Tipjoy API Idea #2: Paid Protected accounts
People use Twitter to spread links to cool things. Some of those links could be really valuable:
- Early access to blog posts, before they hit the front page
- Links to coupons for discounts on other services
- Secrets from an authoritative, though perhaps anonymous, group
- Thoughts from renown thinkers, who would rather get cash to donate to a charity than have everyone follow them
We think there should be an easy way to power paid protected accounts, where followers could gain access by tweeting a payment. You can easily build a service which lets people make paid protected accounts with Tipjoy’s Twitter Payments API. Here is how:
You’ll need the Twitter credentials for both the protected account and those who are following it. Let the protected account customize the price, and give them a landing page on your service to customize where potential followers go to pay for access. Create Tipjoy accounts for the protected account and the new followers.
The status updates for the target account should be protected. Ideally this would be done with a Twitter API call, but that doesn’t appear to exist for this functionality. Instead, you can send protected-account creators to their Twitter Account Settings page to do this.

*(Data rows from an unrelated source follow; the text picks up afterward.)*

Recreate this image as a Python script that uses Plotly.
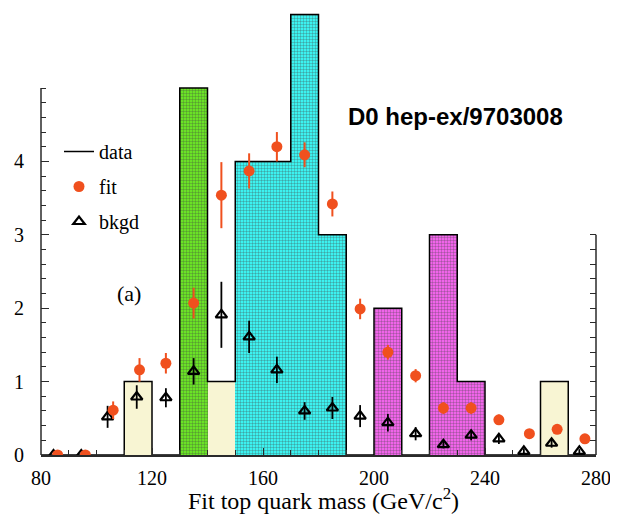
import plotly.graph_objects as go

# ---------------- data ----------------
bin_edges = [80, 90, 100, 110, 120, 130, 140, 150, 160, 170, 180,
             190, 200, 210, 220, 230, 240, 250, 260, 270, 280]
data_counts = [0, 0, 0, 1, 0, 5, 1, 4, 4, 6, 3, 0, 2, 0, 3, 1, 0, 0, 1, 0]
bin_group = ["", "", "", "y", "", "g", "y", "c", "c", "c", "c",
             "", "m", "", "m", "m", "", "", "y", ""]

fit_x = [86, 96, 106, 115.5, 125, 135, 145, 155, 165, 175, 185, 195, 205, 215, 225, 235, 245, 256, 266, 276]
fit_y = [0.0, 0.0, 0.61, 1.16, 1.25, 2.07, 3.54, 3.87, 4.20, 4.09, 3.42, 1.99, 1.40, 1.08, 0.64, 0.64, 0.48, 0.29, 0.35, 0.22]
fit_err = [0.03, 0.03, 0.12, 0.16, 0.14, 0.21, 0.45, 0.24, 0.20, 0.17, 0.17, 0.14, 0.10, 0.09, 0.08, 0.08, 0.07, 0.05, 0.06, 0.05]

bkgd_x = [84.5, 94.5, 104, 114.5, 125, 135, 145, 155, 165, 175, 185, 195, 205, 215, 225, 235, 245, 254, 264, 274]
bkgd_y = [0.0, 0.0, 0.52, 0.79, 0.78, 1.14, 1.91, 1.61, 1.16, 0.60, 0.64, 0.53, 0.44, 0.29, 0.14, 0.27, 0.22, 0.05, 0.16, 0.05]
bkgd_err = [0.02, 0.02, 0.15, 0.16, 0.13, 0.18, 0.45, 0.22, 0.18, 0.12, 0.15, 0.15, 0.12, 0.09, 0.05, 0.07, 0.07, 0.04, 0.06, 0.03]

x_tick_vals = [80, 120, 160, 200, 240, 280]
y_tick_vals = [0, 1, 2, 3, 4]
y_tick_text = ["0", "1", "2", "3", "4"]

# ---------------- styles ----------------
group_color = {"": "rgba(0,0,0,0)", "y": "#f8f5d3", "g": "#6ae226",
               "c": "#3cf2f0", "m": "#f064ea"}
group_tint = {"": "white", "y": "white", "g": "#c8f7a8",
              "c": "#c4fdfd", "m": "#fbc8f6"}
group_pattern = {"": "", "y": "", "g": "+", "c": "+", "m": "+"}
SERIF = "Liberation Serif"
SANS = "Liberation Sans"
AX = "#2a2a2a"
FIT_COLOR = "#f0501e"

# page has an 8px body margin: plot area placed to land at x 41..596, y 8..455
W, H = 618, 515
ML, MR, MT, MB = 33, 30, 0, 68
PW, PH = W - ML - MR, H - MT - MB
OX, OY = 8 + ML, 8 + MT  # page pixel of plot top-left


def px_x(p):
    return (p - OX) / PW


def px_y(p):
    return 1 - (p - OY) / PH


centers = [(a + b) / 2 for a, b in zip(bin_edges[:-1], bin_edges[1:])]
widths = [b - a for a, b in zip(bin_edges[:-1], bin_edges[1:])]

fig = go.Figure()

fig.add_trace(go.Bar(
    x=centers, y=data_counts, width=widths,
    marker=dict(
        color=[group_color[g] for g in bin_group],
        line=dict(width=0),
        pattern=dict(shape=[group_pattern[g] for g in bin_group],
                     fgcolor=[group_tint[g] for g in bin_group],
                     fgopacity=0.8, size=3, solidity=0.2,
                     fillmode="overlay"),
    ),
    showlegend=False, hoverinfo="skip",
))

# data step outline
fig.add_trace(go.Scatter(
    x=bin_edges, y=data_counts + [data_counts[-1]],
    mode="lines", line=dict(shape="hv", color="black", width=1.5),
    name="data", legendgroup="g1",
))

fit_marker = dict(symbol="circle", size=11, color=FIT_COLOR)
bkgd_marker = dict(symbol="triangle-up-open", size=10, color="black",
                   line=dict(width=2.2, color="black"))

# legend entry for "fit" (the points themselves are drawn last, on top)
fig.add_trace(go.Scatter(x=[None], y=[None], mode="markers", name="fit",
                         legendgroup="g2", marker=fit_marker))

fig.add_trace(go.Scatter(
    x=bkgd_x, y=bkgd_y, mode="markers", name="bkgd", legendgroup="g3",
    marker=bkgd_marker,
    error_y=dict(type="data", array=bkgd_err, color="black", thickness=1.8, width=0),
))

fig.add_trace(go.Scatter(
    x=fit_x, y=fit_y, mode="markers", name="fit", showlegend=False,
    marker=fit_marker,
    error_y=dict(type="data", array=fit_err, color=FIT_COLOR, thickness=2, width=0),
))

# dummy trace so the right-hand axis is drawn
fig.add_trace(go.Scatter(x=[None], y=[None], yaxis="y2", showlegend=False, hoverinfo="skip"))

y_top = PH / 73.4  # ~73.4 px per unit

minor_left = [round(i * 0.2, 1) for i in range(26) if i % 5 != 0 or i == 25]
right_ticks = [round(i * 0.2, 1) for i in range(16)]

fig.update_layout(
    width=W, height=H,
    margin=dict(l=ML, r=MR, t=MT, b=MB),
    paper_bgcolor="white", plot_bgcolor="white",
    bargap=0,
    xaxis=dict(
        range=[80, 280], showgrid=False, zeroline=False,
        showline=True, linecolor=AX, linewidth=1.5, mirror=False,
        tickmode="array", tickvals=x_tick_vals,
        ticks="inside", ticklen=7, tickwidth=1.2, tickcolor=AX,
        minor=dict(dtick=10, tick0=80, ticks="inside", ticklen=5, tickwidth=1.2, tickcolor=AX),
        tickfont=dict(family=SERIF, size=20, color="black"),
        ticklabelstandoff=4,
    ),
    yaxis=dict(
        range=[0, y_top], showgrid=False, zeroline=False, showline=False,
        tickmode="array", tickvals=y_tick_vals, ticktext=y_tick_text,
        ticks="inside", ticklen=8, tickwidth=1.2, tickcolor=AX,
        minor=dict(tickvals=minor_left, ticks="inside", ticklen=5, tickwidth=1.2, tickcolor=AX),
        tickfont=dict(family=SERIF, size=20, color="black"),
        ticklabelstandoff=16,
    ),
    yaxis2=dict(
        range=[0, y_top], overlaying="y", side="right", anchor="x",
        showgrid=False, zeroline=False, showline=False,
        tickmode="array", tickvals=right_ticks, showticklabels=False,
        ticks="inside", ticklen=6, tickwidth=1.2, tickcolor=AX,
    ),
    legend=dict(
        x=px_x(59), y=px_y(132), xanchor="left", yanchor="top",
        font=dict(family=SERIF, size=20, color="black"),
        bgcolor="rgba(0,0,0,0)", traceorder="grouped", tracegroupgap=6,
    ),
    shapes=[
        dict(type="line", xref="paper", yref="y", x0=0, x1=0, y0=0, y1=5,
             line=dict(color=AX, width=1.5)),
        dict(type="line", xref="paper", yref="y", x0=1, x1=1, y0=0, y1=3,
             line=dict(color=AX, width=1.5)),
    ],
    annotations=[
        dict(text="Fit top quark mass (GeV/c<sup>2</sup>)", xref="paper", yref="paper",
             x=px_x(323), y=px_y(499), yanchor="middle", xanchor="center", showarrow=False,
             font=dict(family=SERIF, size=24, color="black")),
        dict(text="<b>D0 hep-ex/9703008</b>", xref="paper", yref="paper",
             x=px_x(455), y=px_y(116), xanchor="center", yanchor="middle",
             showarrow=False, font=dict(family=SANS, size=24, color="black")),
        dict(text="(a)", xref="paper", yref="paper",
             x=px_x(129), y=px_y(293), xanchor="center", yanchor="middle",
             showarrow=False, font=dict(family=SERIF, size=22, color="black")),
    ],
)

fig.write_html("out.html")
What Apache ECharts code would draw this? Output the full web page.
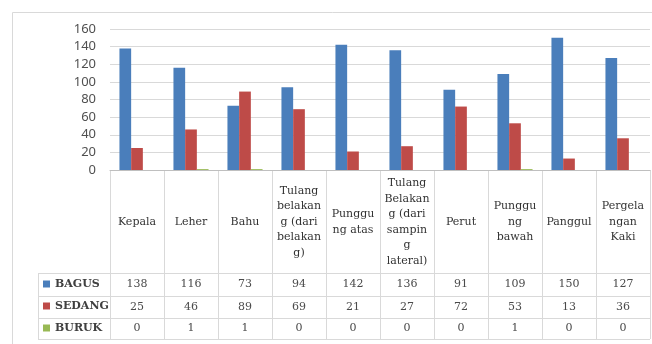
<!DOCTYPE html>
<html>
<head>
<meta charset="utf-8">
<script src="https://cdn.jsdelivr.net/npm/echarts@6/dist/echarts.min.js"></script>
<style>
  html, body { margin: 0; padding: 0; background: #fff; }
  #chart { width: 652px; height: 344px; }
</style>
</head>
<body>
<div id="chart"></div>
<script>
(function() {
  'use strict';

  // kategori (label sudah dipotong seperti di tabel Excel)
  var categories = [
    'Kepala', 'Leher', 'Bahu',
    'Tulang\nbelakan\ng (dari\nbelakan\ng)',
    'Punggu\nng atas',
    'Tulang\nBelakan\ng (dari\nsampin\ng\nlateral)',
    'Perut', 'Punggu\nng\nbawah', 'Panggul', 'Pergela\nngan\nKaki'
  ];
  var bagus = [138, 116, 73, 94, 142, 136, 91, 109, 150, 127];
  var sedang = [25, 46, 89, 69, 21, 27, 72, 53, 13, 36];
  var buruk = [0, 1, 1, 0, 0, 0, 0, 1, 0, 0];
  var seriesNames = ['BAGUS', 'SEDANG', 'BURUK'];
  var colors = ['#4a7ebb', '#be4b48', '#98b954'];

  var tableFont = 'DejaVu Serif';
  var lineColor = '#d9d9d9';

  // baris tabel data di bawah grafik
  function rowAxis(values, margin) {
    return {
      type: 'category',
      position: 'bottom',
      data: categories,
      axisLine: { show: false },
      axisTick: { show: false },
      axisLabel: {
        interval: 0,
        margin: margin,
        verticalAlign: 'middle',
        fontFamily: tableFont,
        fontSize: 11,
        color: '#4a4a4a',
        formatter: function(v, i) { return String(values[i]); }
      }
    };
  }

  var myChart = echarts.init(document.getElementById('chart'));

  var option = {
    color: colors,
    animation: false,
    grid: { left: 110, right: 2, top: 29, bottom: 174 },
    legend: {
      orient: 'vertical',
      left: 43,
      top: 277,
      padding: 0,
      itemWidth: 7,
      itemHeight: 7,
      itemGap: 8,
      icon: 'rect',
      data: seriesNames,
      textStyle: {
        fontFamily: tableFont,
        fontSize: 11,
        fontWeight: 'bold',
        color: '#404040',
        lineHeight: 14
      }
    },
    xAxis: [{
      type: 'category',
      position: 'bottom',
      data: categories,
      axisLine: { lineStyle: { color: '#bfbfbf' } },
      axisTick: { show: false },
      axisLabel: {
        interval: 0,
        margin: 52,
        verticalAlign: 'middle',
        fontFamily: tableFont,
        fontSize: 11,
        lineHeight: 15.5,
        color: '#333333'
      }
    },
      rowAxis(bagus, 114.5),
      rowAxis(sedang, 137),
      rowAxis(buruk, 158.5)
    ],
    yAxis: {
      type: 'value',
      min: 0,
      max: 160,
      interval: 20,
      axisLine: { show: false },
      axisTick: { show: false },
      splitLine: { lineStyle: { color: lineColor } },
      axisLabel: {
        margin: 14,
        fontFamily: 'Noto Sans',
        fontSize: 13,
        color: '#505050'
      }
    },
    series: [{
      name: seriesNames[0], type: 'bar', data: bagus,
      barGap: '0%', barCategoryGap: '35%'
    }, {
      name: seriesNames[1], type: 'bar', data: sedang,
      barGap: '0%', barCategoryGap: '35%'
    }, {
      name: seriesNames[2], type: 'bar', data: buruk,
      barGap: '0%', barCategoryGap: '35%'
    }]
  };

  myChart.setOption(option);

  // garis tabel: dihitung dari posisi sumbu kategori
  var x0 = myChart.convertToPixel({ xAxisIndex: 0 }, 0);
  var x1 = myChart.convertToPixel({ xAxisIndex: 0 }, 1);
  var band = x1 - x0;
  var axisY = myChart.convertToPixel({ yAxisIndex: 0 }, 0);
  var tableBottom = 339;
  var rowLines = [273, 296, 318, 339];
  var tableLeft = 38;
  var right = x0 - band / 2 + band * categories.length;

  var graphics = [{
    type: 'rect', silent: true,
    shape: { x: 12.5, y: 12.5, width: 700, height: 400 },
    style: { fill: 'none', stroke: lineColor, lineWidth: 1 }
  }];
  for (var i = 0; i <= categories.length; i++) {
    var gx = Math.round(x0 - band / 2 + band * i) + 0.5;
    graphics.push({
      type: 'line', silent: true,
      shape: { x1: gx, y1: axisY, x2: gx, y2: tableBottom },
      style: { stroke: lineColor, lineWidth: 1 }
    });
  }
  rowLines.forEach(function(y) {
    graphics.push({
      type: 'line', silent: true,
      shape: { x1: tableLeft, y1: y + 0.5, x2: right, y2: y + 0.5 },
      style: { stroke: lineColor, lineWidth: 1 }
    });
  });
  graphics.push({
    type: 'line', silent: true,
    shape: { x1: tableLeft + 0.5, y1: rowLines[0], x2: tableLeft + 0.5, y2: tableBottom },
    style: { stroke: lineColor, lineWidth: 1 }
  });
  myChart.setOption({ graphic: graphics });
}());
</script>
</body>
</html>
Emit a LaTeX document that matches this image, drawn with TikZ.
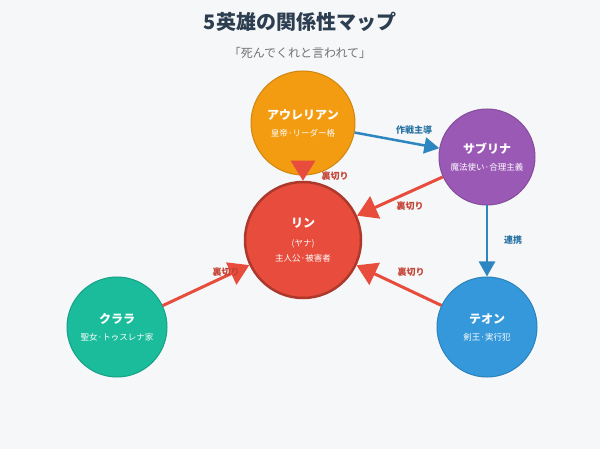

For the new followers, after they have Tipjoy accounts, they pay to subscribe. First, initiate a payment over Twitter. It should be directed to the account to be followed. It could also be directed at the permalink on the service for the protected user, e.g. http://paid_twitter_account.com/ikirigin for @ikirigin. If not directed at the protected user, periodic payouts to that user from the service could be used to transfer the funds over. If the service were to take a cut, this would be one way to take it: just reduce the payout. Alternatively, if you want payments go straight to the protected account, just periodically initiate payments from the protected account to the service.
Check if transaction has been paid just by looking at the return from the payment API call. If it hasn’t, create a sign-in link that sends the user to http://tipjoy.com/buyMore to pay their bill. (Soon, we’ll create a Tipjoy API endpoint to provide credit card information to associate with the user, so the payment fufillment step would only need to occur once for all transactions for the user.)
Track the payment if it was unpaid using this call.
Once the transaction is paid, use the Twitter API to request to follow the paid account. Approve the follower using a Twitter API call. This also might not exist yet, but we hear they are working on it. The alternative till then is to give the protected account easy management tools to know whom to approve.
You can get a batch listing of the payments sent to the protected account using this call.